Now, "back out there" may mean "back out there in practice," which would be a good start but doesn't necessarily mean that Jones is going to be ready to play a game on Sunday. Jones only got in a little work last week while recovering from a knee injury suffered in Week One. Still, that seems like a safer bet to me than Chris Godwin, who has not practiced at all since sustaining a hamstring injury in Week One. Personally, I'd be pretty happy if Godwin simply started practicing again in some manner this week, whether or not it means an immediate return on Sunday. The Buccaneers' passing attack clearly needs its top performers, and sooner rather than later.
Will the game be played in Miami if Tampa is unable to hold the game ?
- @mkmmitch (via Instagram)
No, it will not. The Buccaneers are practicing in Miami at the Dolphins' facility this week but there are no plans to hold Sunday's game at (/checks the internet because the name of the venue has changed dozens of times) Hard Rock Stadium. If the Buccaneers have to play their game away from Tampa they are not going to stay in state and draw resources away from what could be relief efforts to areas hit hard by Hurricane Ian.

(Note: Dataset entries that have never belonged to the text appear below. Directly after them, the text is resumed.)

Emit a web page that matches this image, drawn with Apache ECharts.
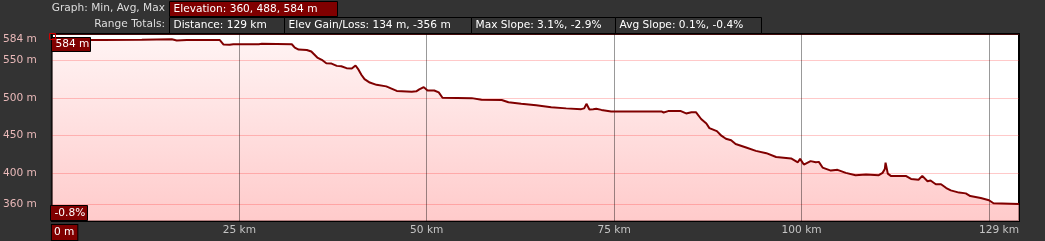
<!DOCTYPE html>
<html>
<head>
<meta charset="utf-8">
<script src="https://cdn.jsdelivr.net/npm/echarts@6/dist/echarts.min.js"></script>
<style>
html,body{margin:0;padding:0;background:#333333;}
#chart{width:1045px;height:241px;}
</style>
</head>
<body>
<div id="chart"></div>
<script>
const distanceKm = [0, 6.7, 12, 16, 16.65, 18, 22.4, 22.9, 23.7, 24.2, 27.6, 28, 28.2, 32, 32.4, 32.9, 34, 34.6, 34.9, 35.4, 36, 36.6, 37.3, 38, 38.6, 39.3, 40, 40.2, 40.5, 40.9, 41.3, 41.7, 42.4, 43.3, 44.6, 45.3, 46, 48, 48.6, 49, 49.6, 50.1, 51, 51.6, 52.1, 56, 57.3, 60, 60.9, 62.6, 64.6, 66.6, 68.6, 70.6, 71, 71.3, 71.7, 72.2, 72.6, 73.3, 74.6, 81.3, 81.6, 82.2, 83.9, 84.6, 85.3, 85.9, 86.6, 87.3, 87.7, 88.2, 88.7, 89.3, 89.9, 90.6, 91.2, 92.6, 93.9, 95.3, 96.6, 98.6, 99.5, 99.8, 100.3, 101.2, 101.9, 102.3, 102.8, 103.9, 104.8, 105.9, 107.2, 108.6, 110.3, 110.8, 111.1, 111.2, 111.5, 111.9, 113.9, 114.6, 115.6, 116.1, 116.8, 117.2, 117.9, 118.6, 119.3, 119.9, 121, 121.9, 122.5, 123.9, 125, 125.6, 129];
const elevationM = [576, 576, 576.5, 577, 575.5, 576, 576, 570, 569.7, 570.5, 570.5, 571, 570.3, 570.5, 566, 563.5, 563, 561, 558, 553, 550, 545.5, 545, 542, 541.5, 539, 538.5, 537, 542.5, 537, 530, 524.5, 520, 517, 515, 512, 509, 508, 508.5, 511, 514, 509.5, 509.5, 507, 500, 499.5, 497.5, 497, 494, 492, 490, 487.6, 486, 485, 486, 492, 484.5, 485, 485.5, 484, 482, 482, 480.6, 482.4, 482.4, 479.3, 481, 481, 472, 466, 460, 458, 456, 450, 446, 444, 439, 434.5, 430, 427, 422, 420, 415, 419.5, 412, 416.5, 415, 415.5, 408, 404, 405, 401, 398, 399, 398, 401, 406, 414.5, 400, 397, 397, 393, 392, 397, 390, 391, 386, 386, 381, 378, 375, 374, 370.5, 368, 365, 361, 360];

const yTickValues = [360, 400, 450, 500, 550, 584];
const xMaxKm = 129;
const yMin = 337.6, yMax = 584;

const headerRow1Label = 'Graph: Min, Avg, Max';
const headerRow1Box = 'Elevation: 360, 488, 584 m';
const headerRow2Label = 'Range Totals:';
const headerRow2Boxes = ['Distance: 129 km', 'Elev Gain/Loss: 134 m, -356 m', 'Max Slope: 3.1%, -2.9%', 'Avg Slope: 0.1%, -0.4%'];
const maxMarkerText = '584 m';
const slopeMarkerText = '-0.8%';

const FONT = '"DejaVu Sans", "Lucida Grande", sans-serif';
const FS = 10.6;
const chart = echarts.init(document.getElementById('chart'), null, {renderer: 'canvas'});

const seriesData = distanceKm.map((d, i) => [d, elevationM[i]]);

function box(x, y, w, h, text, fill, stroke, textColor) {
  return {
    type: 'group', left: x, top: y, silent: true, z: 100,
    children: [
      {type: 'rect', z: 100, shape: {x: 0, y: 0, width: w, height: h}, style: {fill: fill, stroke: stroke, lineWidth: 1}},
      {type: 'text', z: 101, x: 4, y: h / 2, style: {text: text, fill: textColor, font: FS + 'px ' + FONT, textVerticalAlign: 'middle'}}
    ]
  };
}

const row2X = [169, 284, 471, 615, 761];
const graphics = [
  {type: 'text', right: 880, top: 3, z: 100, style: {text: headerRow1Label, fill: '#dddddd', font: FS + 'px ' + FONT}, silent: true},
  box(169, 1, 168, 15, headerRow1Box, '#800000', '#000000', '#ffffff'),
  {type: 'text', right: 880, top: 19, z: 100, style: {text: headerRow2Label, fill: '#dddddd', font: FS + 'px ' + FONT}, silent: true}
];
headerRow2Boxes.forEach((t, i) => {
  graphics.push(box(row2X[i], 17, row2X[i + 1] - row2X[i], 16, t, '#333333', '#000000', '#ffffff'));
});
graphics.push(box(51, 37, 39, 14, maxMarkerText, '#800000', '#000000', '#ffffff'));
graphics.push(box(50, 205, 37, 15, slopeMarkerText, '#800000', '#000000', '#ffffff'));
graphics.push({type: 'rect', left: 47, top: 31, z: 100, shape: {width: 6, height: 6}, style: {fill: 'none', stroke: '#cc0000', lineWidth: 1}, silent: true});

chart.setOption({
  animation: false,
  backgroundColor: '#333333',
  grid: {left: 50, right: 26, top: 34, bottom: 19, show: true, backgroundColor: '#ffffff', borderColor: '#000000', borderWidth: 2, containLabel: false},
  xAxis: {
    type: 'value', min: 0, max: xMaxKm, interval: 25, z: 5,
    axisLine: {show: false}, axisTick: {show: false},
    splitLine: {show: true, lineStyle: {color: 'rgba(0,0,0,0.4)', width: 1}},
    axisLabel: {
      color: '#c4c4c4', fontFamily: FONT, fontSize: FS, margin: 4,
      alignMinLabel: 'left', alignMaxLabel: 'right',
      formatter: function (v) {
        if (v === 0) return '{b|0 m}';
        if (v === 125) return '';
        return v + ' km';
      },
      rich: {b: {backgroundColor: '#800000', borderColor: '#000000', borderWidth: 1, color: '#ffffff', fontFamily: FONT, fontSize: FS, padding: [2, 3, 2, 2]}}
    }
  },
  yAxis: {
    type: 'value', min: yMin, max: yMax, z: 5,
    axisLine: {show: false},
    axisTick: {show: false, customValues: yTickValues},
    splitLine: {show: true, lineStyle: {color: 'rgba(255,40,40,0.25)', width: 1}},
    axisLabel: {
      customValues: yTickValues,
      color: '#e8b8b8', fontFamily: FONT, fontSize: FS, margin: 15,
      verticalAlignMaxLabel: 'top',
      formatter: function (v) { return Math.round(v) + ' m'; }
    }
  },
  graphic: graphics,
  series: [{
    type: 'line', data: seriesData, showSymbol: false, symbol: 'none',
    lineStyle: {width: 0, opacity: 0},
    areaStyle: {
      origin: 'start',
      color: new echarts.graphic.LinearGradient(0, 0, 0, 1, [
        {offset: 0, color: '#ffeeee'},
        {offset: 1, color: '#ffb4b4'}
      ])
    },
    z: 1
  }, {
    type: 'line', data: seriesData, showSymbol: false, symbol: 'none',
    lineStyle: {color: '#800000', width: 2},
    z: 10
  }]
});
</script>
</body>
</html>
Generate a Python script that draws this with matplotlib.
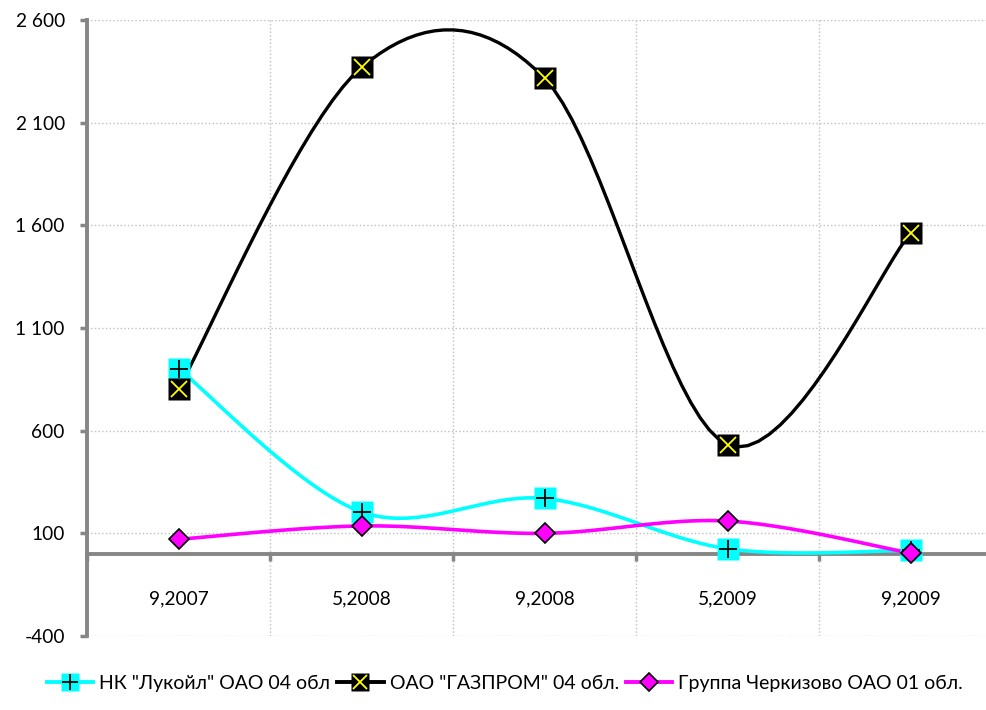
import numpy as np
import matplotlib
matplotlib.use("Agg")
import matplotlib.pyplot as plt
from matplotlib.lines import Line2D
from matplotlib.legend_handler import HandlerTuple
from matplotlib.ticker import FuncFormatter, FixedLocator

plt.rcParams['font.family'] = ['Lato', 'DejaVu Sans']

categories = ["9,2007", "5,2008", "9,2008", "5,2009", "9,2009"]
lukoil = [902, 204, 270, 25, 17]
gazprom = [805, 2369, 2316, 532, 1562]
cherkizovo = [71, 136, 100, 160, 4]
series_names = ['НК "Лукойл" ОАО 04 обл', 'ОАО "ГАЗПРОМ" 04 обл.', 'Группа Черкизово ОАО 01 обл.']
y_ticks = [-400, 100, 600, 1100, 1600, 2100, 2600]


def smooth(y, n=20):
    """Catmull-Rom spline through points (like Excel smoothed lines)."""
    y = np.asarray(y, float)
    x = np.arange(len(y), dtype=float)
    px = np.concatenate([[x[0]], x, [x[-1]]])
    py = np.concatenate([[y[0]], y, [y[-1]]])
    xs, ys = [], []
    for i in range(1, len(px) - 2):
        p0x, p1x, p2x, p3x = px[i - 1], px[i], px[i + 1], px[i + 2]
        p0y, p1y, p2y, p3y = py[i - 1], py[i], py[i + 1], py[i + 2]
        t = np.linspace(0, 1, n, endpoint=(i == len(px) - 3))
        m1x, m2x = (p2x - p0x) / 2, (p3x - p1x) / 2
        m1y, m2y = (p2y - p0y) / 2, (p3y - p1y) / 2
        h00 = 2 * t**3 - 3 * t**2 + 1
        h10 = t**3 - 2 * t**2 + t
        h01 = -2 * t**3 + 3 * t**2
        h11 = t**3 - t**2
        xs.append(h00 * p1x + h10 * m1x + h01 * p2x + h11 * m2x)
        ys.append(h00 * p1y + h10 * m1y + h01 * p2y + h11 * m2y)
    return np.concatenate(xs), np.concatenate(ys)


fig = plt.figure(figsize=(9.86, 7.10), dpi=100)
ax = fig.add_axes([87 / 986, 1 - 636 / 710, (1002 - 87) / 986, (636 - 20) / 710])

x = np.arange(len(categories))
grey = '#868686'

# Lukoil
sx, sy = smooth(lukoil)
ax.plot(sx, sy, color='#00FFFF', lw=2.6, zorder=3, solid_capstyle='round')
ax.plot(x, lukoil, ls='none', marker='s', ms=15.5, mfc='#00FFFF', mec='none', zorder=4)
ax.plot(x, lukoil, ls='none', marker='+', ms=13, mec='black', mew=1.3, zorder=5)

# Gazprom
sx, sy = smooth(gazprom)
ax.plot(sx, sy, color='black', lw=2.4, zorder=3, solid_capstyle='round')
ax.plot(x, gazprom, ls='none', marker='s', ms=15.5, mfc='black', mec='none', zorder=4)
ax.plot(x, gazprom, ls='none', marker='x', ms=12, mec='#FFFF00', mew=1.3, zorder=5)

# Cherkizovo
sx, sy = smooth(cherkizovo)
ax.plot(sx, sy, color='#FF00FF', lw=2.6, zorder=3, solid_capstyle='round')
ax.plot(x, cherkizovo, ls='none', marker='D', ms=10, mfc='#FF00FF', mec='black', mew=1.2, zorder=6)

ax.set_xlim(-0.5, len(categories) - 0.5)
ax.set_ylim(-400, 2600)

# y axis
ax.yaxis.set_major_locator(FixedLocator(y_ticks))
ax.yaxis.set_major_formatter(FuncFormatter(lambda v, p: f"{v:,.0f}".replace(",", " ")))
ax.tick_params(axis='y', which='major', direction='out', length=5, width=2.5, color=grey,
               labelsize=13.8, pad=11)

# x axis at zero
ax.spines['bottom'].set_position(('data', 0))
ax.spines['bottom'].set_color(grey)
ax.spines['bottom'].set_linewidth(2.8)
ax.spines['left'].set_color(grey)
ax.spines['left'].set_linewidth(2.8)
ax.spines['top'].set_visible(False)
ax.spines['right'].set_visible(False)

ax.set_xticks(x)
ax.set_xticklabels(categories)
ax.set_xticks(np.arange(len(categories) + 1) - 0.5, minor=True)
ax.tick_params(axis='x', which='major', length=0, labelsize=13.8, pad=26)
ax.tick_params(axis='x', which='minor', direction='out', length=5, width=2.5, color=grey)

ax.grid(axis='y', which='major', color='#BFBFBF', ls=':', lw=1)
ax.grid(axis='x', which='minor', color='#BFBFBF', ls=':', lw=1)
ax.set_axisbelow(True)

# legend
h1 = (Line2D([], [], color='#00FFFF', lw=2.8, marker='s', ms=13, mfc='#00FFFF', mec='none'),
      Line2D([], [], ls='none', marker='+', ms=11, mec='black', mew=1.3))
h2 = (Line2D([], [], color='black', lw=2.8, marker='s', ms=13, mfc='black', mec='none'),
      Line2D([], [], ls='none', marker='x', ms=10, mec='#FFFF00', mew=1.3))
h3 = (Line2D([], [], color='#FF00FF', lw=2.8, marker='D', ms=9, mfc='#FF00FF', mec='black', mew=1.2),)
fig.legend([h1, h2, h3], series_names, handler_map={tuple: HandlerTuple(ndivide=1, pad=0)},
           loc='center', bbox_to_anchor=(0.512, 1 - 683 / 710), ncol=3, frameon=False,
           prop={'family': ['Liberation Sans Narrow', 'Lato'], 'size': 14},
           handlelength=2.4, handletextpad=0.3, columnspacing=0.35)

fig.savefig('out.png', dpi=100)
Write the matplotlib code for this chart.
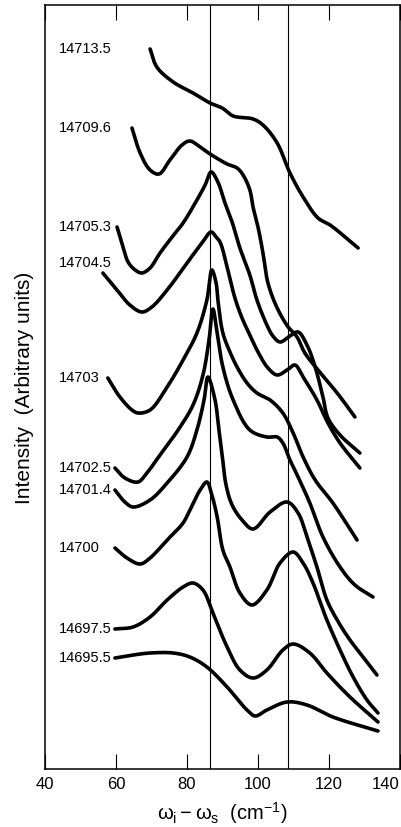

Neither the NFL nor the Buccaneers have made any official statements about contingency plans for Sunday's game, and obviously everyone is hoping that it is played at Raymond James Stadium as planned. This will depend, of course, on how hard Ian hits the area and whether or not the Stadium is needed as part of the emergency relief. The NFL has a "disaster plan" in place for every single game on the schedule, including possible venues to move them to if the original stadium is unavailable for any reason. Like I said, there is nothing official on record as of Thursday morning, but there are multiple reports that the disaster plan for this game is the Minnesota Vikings' U.S. Bank Stadium. The Vikings are playing in London this weekend against the New Orleans Saints, so the venue is available. What the logistics would be of making such a move have not been reported at this point.